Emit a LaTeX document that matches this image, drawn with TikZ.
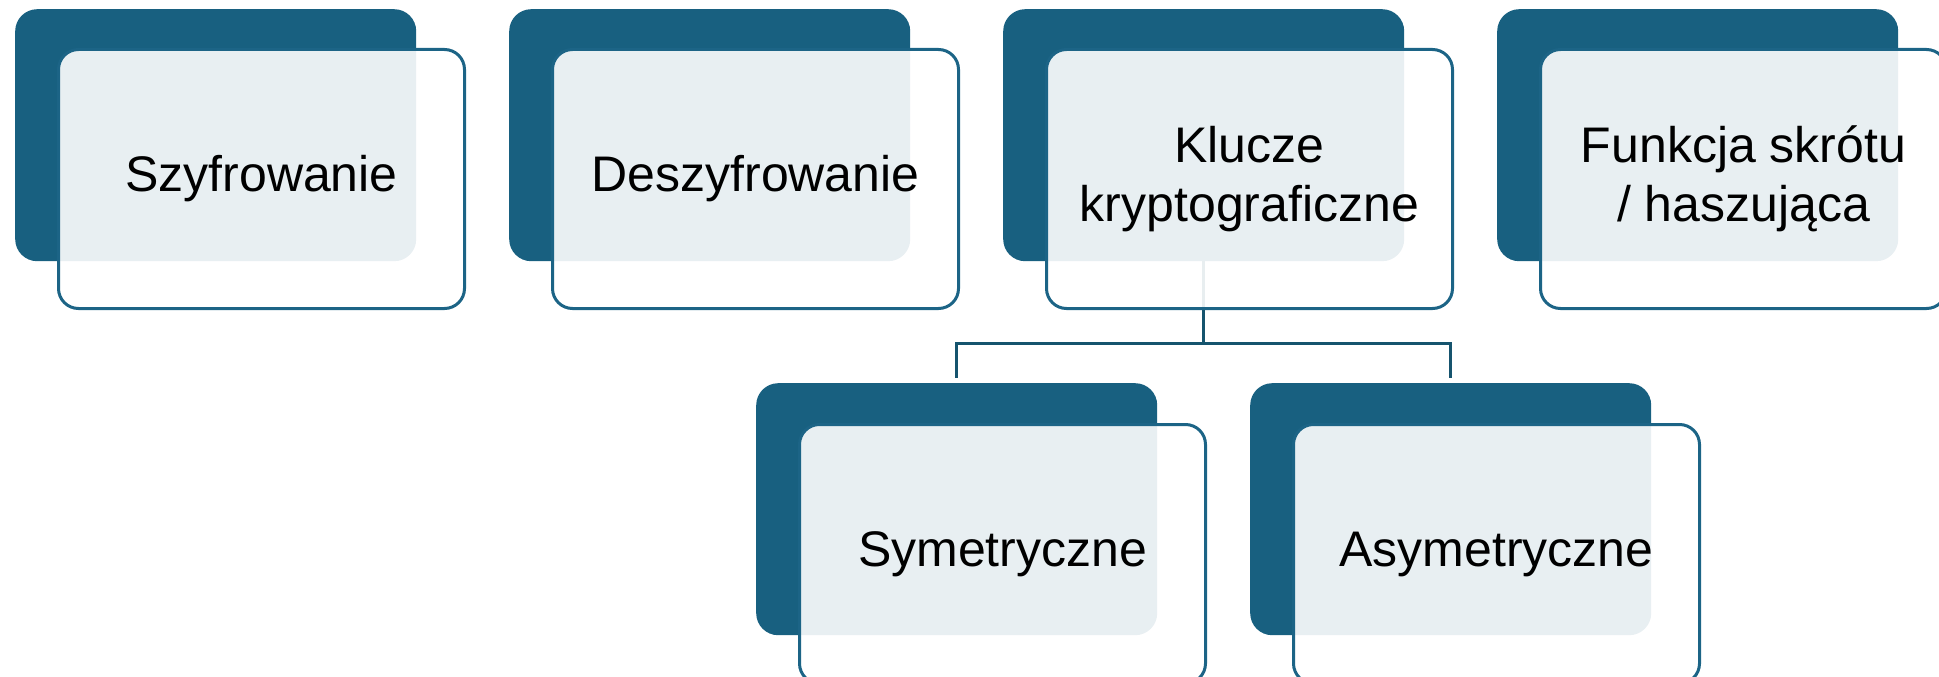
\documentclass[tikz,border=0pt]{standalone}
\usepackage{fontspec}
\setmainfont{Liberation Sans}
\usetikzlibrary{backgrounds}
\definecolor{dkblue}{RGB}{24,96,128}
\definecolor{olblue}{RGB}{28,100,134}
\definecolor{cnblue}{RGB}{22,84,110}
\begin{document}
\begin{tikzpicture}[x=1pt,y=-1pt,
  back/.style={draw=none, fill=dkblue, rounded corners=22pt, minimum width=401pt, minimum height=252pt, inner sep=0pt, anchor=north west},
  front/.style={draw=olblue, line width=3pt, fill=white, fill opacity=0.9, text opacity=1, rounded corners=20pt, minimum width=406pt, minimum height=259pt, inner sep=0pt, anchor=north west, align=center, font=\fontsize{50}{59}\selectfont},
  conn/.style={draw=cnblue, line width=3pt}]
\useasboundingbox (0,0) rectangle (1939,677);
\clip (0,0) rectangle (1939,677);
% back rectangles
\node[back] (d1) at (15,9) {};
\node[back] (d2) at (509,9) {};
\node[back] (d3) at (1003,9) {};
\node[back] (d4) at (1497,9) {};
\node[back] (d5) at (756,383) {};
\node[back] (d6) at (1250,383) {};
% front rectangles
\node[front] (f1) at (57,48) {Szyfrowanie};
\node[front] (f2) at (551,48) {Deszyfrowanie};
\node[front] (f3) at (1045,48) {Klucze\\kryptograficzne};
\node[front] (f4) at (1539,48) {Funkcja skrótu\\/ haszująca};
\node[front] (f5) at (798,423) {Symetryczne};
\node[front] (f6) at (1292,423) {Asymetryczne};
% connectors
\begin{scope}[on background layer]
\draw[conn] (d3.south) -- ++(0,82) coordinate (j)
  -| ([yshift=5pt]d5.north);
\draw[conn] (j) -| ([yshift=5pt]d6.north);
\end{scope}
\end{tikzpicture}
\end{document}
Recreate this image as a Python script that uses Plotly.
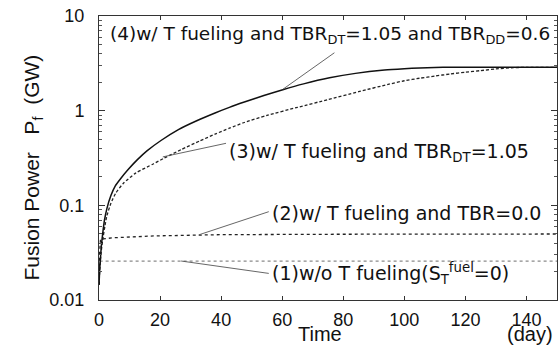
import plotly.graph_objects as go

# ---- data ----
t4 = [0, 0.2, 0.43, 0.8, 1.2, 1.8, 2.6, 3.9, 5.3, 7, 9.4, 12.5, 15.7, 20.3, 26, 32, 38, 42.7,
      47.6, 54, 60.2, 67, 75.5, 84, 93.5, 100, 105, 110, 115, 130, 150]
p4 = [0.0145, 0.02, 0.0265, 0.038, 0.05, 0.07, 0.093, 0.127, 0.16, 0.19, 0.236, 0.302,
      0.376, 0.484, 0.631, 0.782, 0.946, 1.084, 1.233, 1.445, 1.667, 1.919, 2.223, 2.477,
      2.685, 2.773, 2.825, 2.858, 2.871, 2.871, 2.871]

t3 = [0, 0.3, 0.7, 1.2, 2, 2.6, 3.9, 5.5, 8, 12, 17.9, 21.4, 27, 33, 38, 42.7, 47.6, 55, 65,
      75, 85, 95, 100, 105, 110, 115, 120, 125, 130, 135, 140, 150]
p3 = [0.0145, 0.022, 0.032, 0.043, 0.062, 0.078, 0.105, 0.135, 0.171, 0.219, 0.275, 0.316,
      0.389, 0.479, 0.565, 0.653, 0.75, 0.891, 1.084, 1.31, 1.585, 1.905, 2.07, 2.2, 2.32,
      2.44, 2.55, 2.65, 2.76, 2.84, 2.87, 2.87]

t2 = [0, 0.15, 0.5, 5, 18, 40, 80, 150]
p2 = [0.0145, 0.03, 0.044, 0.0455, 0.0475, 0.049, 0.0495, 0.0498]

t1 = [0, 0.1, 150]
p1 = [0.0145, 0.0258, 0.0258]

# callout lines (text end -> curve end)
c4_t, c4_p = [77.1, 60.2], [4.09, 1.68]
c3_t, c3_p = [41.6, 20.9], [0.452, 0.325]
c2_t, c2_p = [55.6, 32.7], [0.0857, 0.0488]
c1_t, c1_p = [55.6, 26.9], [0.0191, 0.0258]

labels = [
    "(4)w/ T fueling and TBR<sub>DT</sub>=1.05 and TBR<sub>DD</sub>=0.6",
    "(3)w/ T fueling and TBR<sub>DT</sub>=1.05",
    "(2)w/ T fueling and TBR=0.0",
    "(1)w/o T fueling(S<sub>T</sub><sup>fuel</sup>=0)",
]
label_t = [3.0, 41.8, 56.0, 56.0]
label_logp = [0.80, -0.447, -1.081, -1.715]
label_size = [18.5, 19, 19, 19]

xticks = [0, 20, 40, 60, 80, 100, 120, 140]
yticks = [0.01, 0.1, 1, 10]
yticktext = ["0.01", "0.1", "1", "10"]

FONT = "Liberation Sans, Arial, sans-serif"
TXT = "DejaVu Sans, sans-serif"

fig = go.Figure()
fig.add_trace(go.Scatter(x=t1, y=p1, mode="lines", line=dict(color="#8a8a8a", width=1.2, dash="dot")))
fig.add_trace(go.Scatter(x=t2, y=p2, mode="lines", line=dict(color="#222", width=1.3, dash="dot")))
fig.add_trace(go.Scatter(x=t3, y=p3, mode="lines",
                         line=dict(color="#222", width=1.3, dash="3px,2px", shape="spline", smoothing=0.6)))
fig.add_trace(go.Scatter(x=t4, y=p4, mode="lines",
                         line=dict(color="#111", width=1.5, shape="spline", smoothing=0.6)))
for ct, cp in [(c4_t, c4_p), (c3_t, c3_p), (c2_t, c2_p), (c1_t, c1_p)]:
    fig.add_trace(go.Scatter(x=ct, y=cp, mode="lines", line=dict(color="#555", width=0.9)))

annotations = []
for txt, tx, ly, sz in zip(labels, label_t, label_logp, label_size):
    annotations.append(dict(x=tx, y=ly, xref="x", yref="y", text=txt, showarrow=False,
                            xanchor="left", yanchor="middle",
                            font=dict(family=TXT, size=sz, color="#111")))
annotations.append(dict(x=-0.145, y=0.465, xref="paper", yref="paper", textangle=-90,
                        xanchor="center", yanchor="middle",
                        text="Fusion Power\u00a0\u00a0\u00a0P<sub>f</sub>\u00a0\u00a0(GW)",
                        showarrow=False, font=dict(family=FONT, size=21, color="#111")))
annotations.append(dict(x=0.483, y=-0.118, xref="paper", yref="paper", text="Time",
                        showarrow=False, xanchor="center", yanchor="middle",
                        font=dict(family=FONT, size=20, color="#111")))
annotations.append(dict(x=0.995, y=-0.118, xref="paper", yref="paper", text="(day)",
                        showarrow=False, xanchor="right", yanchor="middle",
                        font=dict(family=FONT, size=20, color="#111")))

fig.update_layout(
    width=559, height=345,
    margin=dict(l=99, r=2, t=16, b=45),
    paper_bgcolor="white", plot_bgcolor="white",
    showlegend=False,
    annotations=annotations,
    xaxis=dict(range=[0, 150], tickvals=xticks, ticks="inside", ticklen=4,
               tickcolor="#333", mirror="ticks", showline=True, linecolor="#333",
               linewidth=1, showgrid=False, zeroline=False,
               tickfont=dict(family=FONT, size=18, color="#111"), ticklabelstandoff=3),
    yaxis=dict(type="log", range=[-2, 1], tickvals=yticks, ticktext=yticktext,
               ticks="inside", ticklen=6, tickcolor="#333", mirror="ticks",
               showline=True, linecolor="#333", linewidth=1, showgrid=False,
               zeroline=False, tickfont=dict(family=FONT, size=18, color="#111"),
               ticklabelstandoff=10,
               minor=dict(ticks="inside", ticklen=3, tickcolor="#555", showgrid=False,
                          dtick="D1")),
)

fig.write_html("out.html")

· · ·

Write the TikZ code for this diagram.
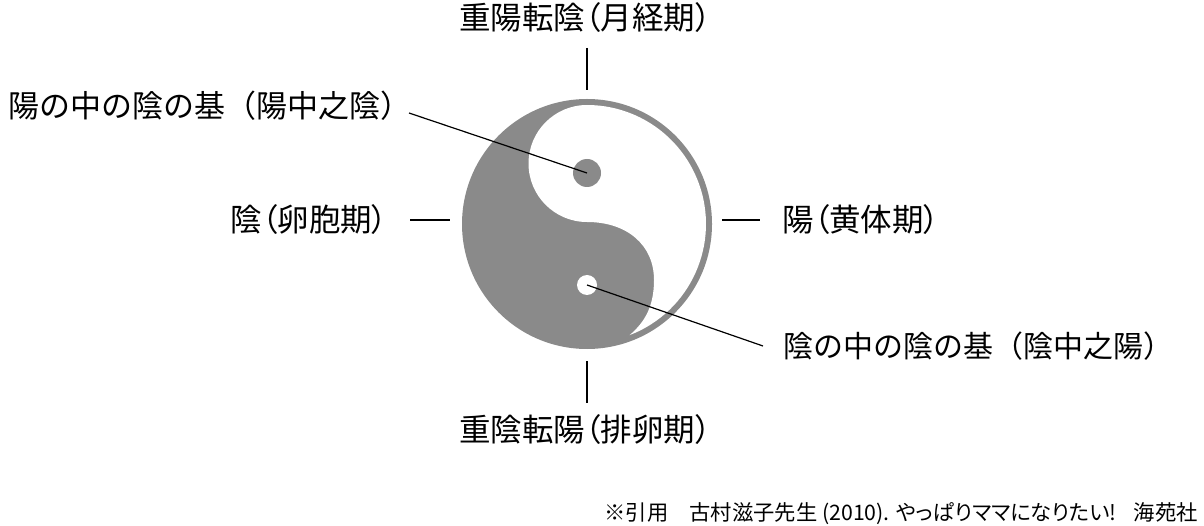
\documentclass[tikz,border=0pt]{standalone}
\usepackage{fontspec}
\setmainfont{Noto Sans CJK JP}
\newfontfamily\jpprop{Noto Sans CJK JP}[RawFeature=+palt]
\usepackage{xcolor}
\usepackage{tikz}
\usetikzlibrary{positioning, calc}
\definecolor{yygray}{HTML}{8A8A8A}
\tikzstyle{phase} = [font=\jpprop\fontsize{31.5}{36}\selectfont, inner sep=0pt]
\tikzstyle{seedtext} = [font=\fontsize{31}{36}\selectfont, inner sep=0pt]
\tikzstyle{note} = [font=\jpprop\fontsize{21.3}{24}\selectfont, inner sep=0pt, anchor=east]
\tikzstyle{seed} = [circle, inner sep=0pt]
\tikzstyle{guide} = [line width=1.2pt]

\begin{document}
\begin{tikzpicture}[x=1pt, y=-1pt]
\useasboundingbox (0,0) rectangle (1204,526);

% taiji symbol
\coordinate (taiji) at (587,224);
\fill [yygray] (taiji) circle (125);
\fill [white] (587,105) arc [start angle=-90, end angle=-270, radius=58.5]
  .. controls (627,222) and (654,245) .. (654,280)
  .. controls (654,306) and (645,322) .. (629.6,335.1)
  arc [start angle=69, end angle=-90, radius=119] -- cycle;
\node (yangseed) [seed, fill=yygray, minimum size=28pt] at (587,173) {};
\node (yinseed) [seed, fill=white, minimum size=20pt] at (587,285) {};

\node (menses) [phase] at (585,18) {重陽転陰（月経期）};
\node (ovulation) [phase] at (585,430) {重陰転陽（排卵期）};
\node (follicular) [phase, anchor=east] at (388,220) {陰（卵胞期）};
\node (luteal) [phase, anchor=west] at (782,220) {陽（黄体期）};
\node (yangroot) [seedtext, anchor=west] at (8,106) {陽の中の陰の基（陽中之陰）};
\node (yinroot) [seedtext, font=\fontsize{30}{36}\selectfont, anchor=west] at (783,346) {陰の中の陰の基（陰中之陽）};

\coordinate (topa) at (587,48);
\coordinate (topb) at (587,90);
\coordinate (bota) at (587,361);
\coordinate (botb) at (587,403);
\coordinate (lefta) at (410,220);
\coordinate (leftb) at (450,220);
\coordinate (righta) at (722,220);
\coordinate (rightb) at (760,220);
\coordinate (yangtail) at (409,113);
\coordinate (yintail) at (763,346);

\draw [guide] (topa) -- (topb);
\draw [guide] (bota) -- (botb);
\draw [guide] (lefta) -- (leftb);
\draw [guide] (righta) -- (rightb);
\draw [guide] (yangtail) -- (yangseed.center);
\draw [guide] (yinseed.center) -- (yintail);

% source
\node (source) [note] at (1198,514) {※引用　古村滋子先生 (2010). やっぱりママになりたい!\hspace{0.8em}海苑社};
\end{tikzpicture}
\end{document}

· · ·

Objective:
Nothing but the lines from the one with "Recreate this image" down to the one with "import plotly.graph_objects as go" should be printed, both of them included. Leave out the pictures.

Problem solution:
Recreate this image as a Python script that uses Plotly.
import plotly.graph_objects as go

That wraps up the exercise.